I don't know how careful Inventor Volf's observations of stumbling babes and drunks may have been (TIME, July 10), but it would be a physical impossibility for equilibrium to be disturbed on an east-west line due to motion of the earth. In physics rotation is considered as an acceleration, but this fact would cause an infant to fall southward in the northern hemisphere, northward in the southern hemisphere, not at all on the equator. TIME'S SCIENCE section is highly informative, but this item looks like a bum steer to me.
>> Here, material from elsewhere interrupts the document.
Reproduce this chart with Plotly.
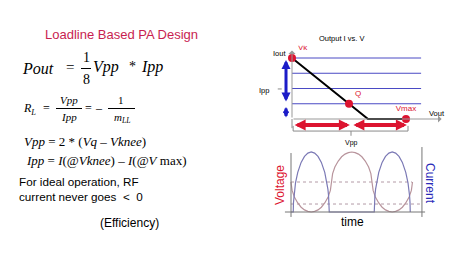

JAMES EMLEN Germantown, Pa.
Sirs:
Christian Adolf Volf, acoustical physicist, who teaches that children and drunks totter east "because the earth's rotation in that direction makes it easier" will find interesting material in Henry David Thoreau's essay "Walking." Says Mr. Thoreau: "When I go out of the house for a walk, uncertain as yet whither I will bend my steps, and submit myself to my instinct to decide for me, I find . . . that I finally and inevitably settle southwest. . . . Eastward I go only by force; but westward I go free."
No tot or sot, he.
P. BRACKEN SMITH Portland, Ore.
Sirs:
The article on directional staggering was nothing new to those of us who have been prospecting in the Northwest Territories. There the conventional methods of determining direction all fail. Great Bear Lake is so near the magnetic pole that the compass points about E. by N., and variably at that. It is so far North that the moss grows completely around the rocks, and there are no stars in the summertime.
Whenever a party got lost, one of the men would be chosen to tank up and be the walking-compass. This position was so greatly sought after that it had to be determined by lot. The average prospector can hold his liquor pretty well, but we figured one quart of Hudson's Bay 35 O.P. rum as good for about 50 miles.
I recall one time when the walking-compass job fell to the best-known hollow-leg in all the Northwest. He used up the entire rum supply in two days, and we couldn't break camp until the stars came out in the fall.